Chinese New Year is just around the corner, and many Chinese families have been bustling with activity to spring clean and decorate their homes.
One unlikely Singaporean however, has decided to chip in during this festive period.
Abdullah bin Abdul Rahman has spruced up the entire corridor outside his flat at Blk 117 Tampines St 11 with red and gold, out of his own goodwill.
Thanking his neighbours
Speaking to Mothership, the 36-year-old shared that helping to decorate the area was a gesture of gratitude on his part to his neighbours.
After his father's passing in December 2020, the family had been staying at his sister's house instead.
While they were absent, his neighbours helped to water his plants and keep the corridor clean.
"Like kampung style, people here are very nice, so I wanted to say 'thank you' to them," Abdullah said.
Additionally, many of his neighbours are elderly.
Thinking that climbing up and down to paste and tape the decorations on walls and ceilings would be much too tedious for the old folks, Abdullah decided to take on the task of decorating himself.
"And the [Year of the Ox] is actually my birth year," he quipped.
Asks Chinese friends and shopkeepers for help
Of course, buying the decorations have earned Abdullah some curious remarks, as an atypical customer.
"You Malay can do ah?" — was one of the questions a shopkeeper asked him.
To which he responded: "'Why cannot do?' I say. Nothing wrong, this is all culture, not religion."
Fortunately, upon explaining the reason behind buying Chinese New Year decorations, the shopkeepers reacted with happiness at what he was doing, Abdullah said. Some have even given him decorations for free.
But how does he choose the decorations, especially those adorned with Mandarin text?
Aside from getting advice from shopkeepers, Abdullah says that whenever he picks out or uses the decorations, he will message a Chinese friend for help — "like this wording, is it supposed to be on the left or right?"
It seems that this initiative Abdullah started is a whole-of-community effort, with various people from the neighbourhood supporting him.
"Doesn't mean that Chinese can only do for Chinese New Year, Malay can only do for Hari Raya, Indian can only do for Deepavali," he said.
Decorates in his free time
Abdullah shares that he first started putting up the decorations in mid-January.
As he works full-time at a pet shop, he has been doing this bit by bit in his free time.
The corridor outside his unit is festooned with red fairy lights, faux red flowers and dangling pineapple decor.
Another corridor is also adorned with red tasseled decorations at regular intervals.
Abdullah was quick to assure me that the decorations are not yet complete, and that he will be done by the coming Monday.
Despite the sizeable number of ornamentations Abdullah has garnered, he shares that he only spent around S$100.
Some of the pieces are old ones shopkeepers have donated to him, which he subsequently mended and spruced up.
However, money is no issue for Abdullah.

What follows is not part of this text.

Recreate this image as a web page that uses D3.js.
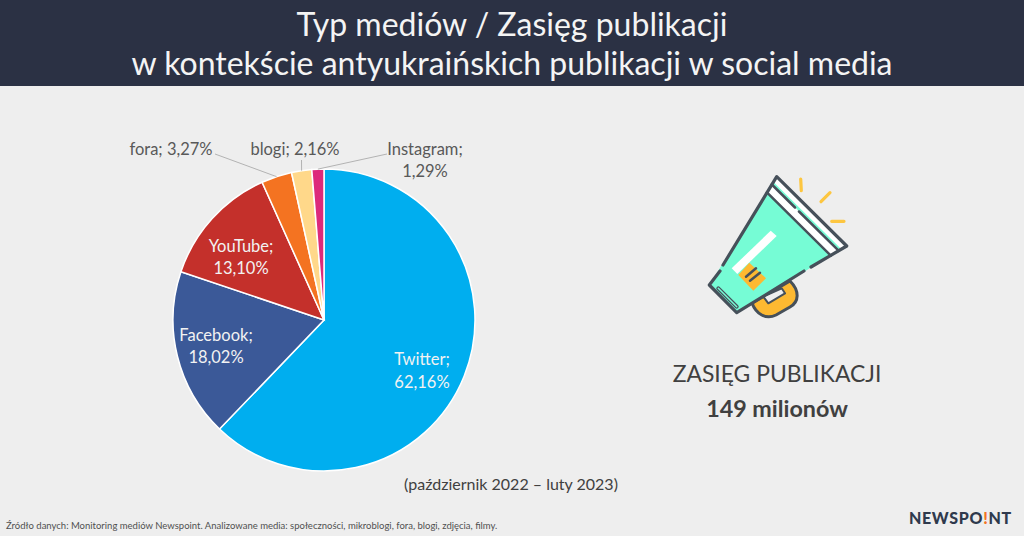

After all, the only thing he wants is for "the people to be happy, that's all, [especially] during this kind of period, where people can't go out."
And clearly, his efforts have paid off.
"The ah ma and ah gong were so happy!" Abdullah exclaimed. His Malay neighbours on the same floor have been quite encouraging as well.
And although this might be the first time he has decided to do this, it definitely won't be the last, he said.
For Abdullah, others' happiness means as much to him as his own.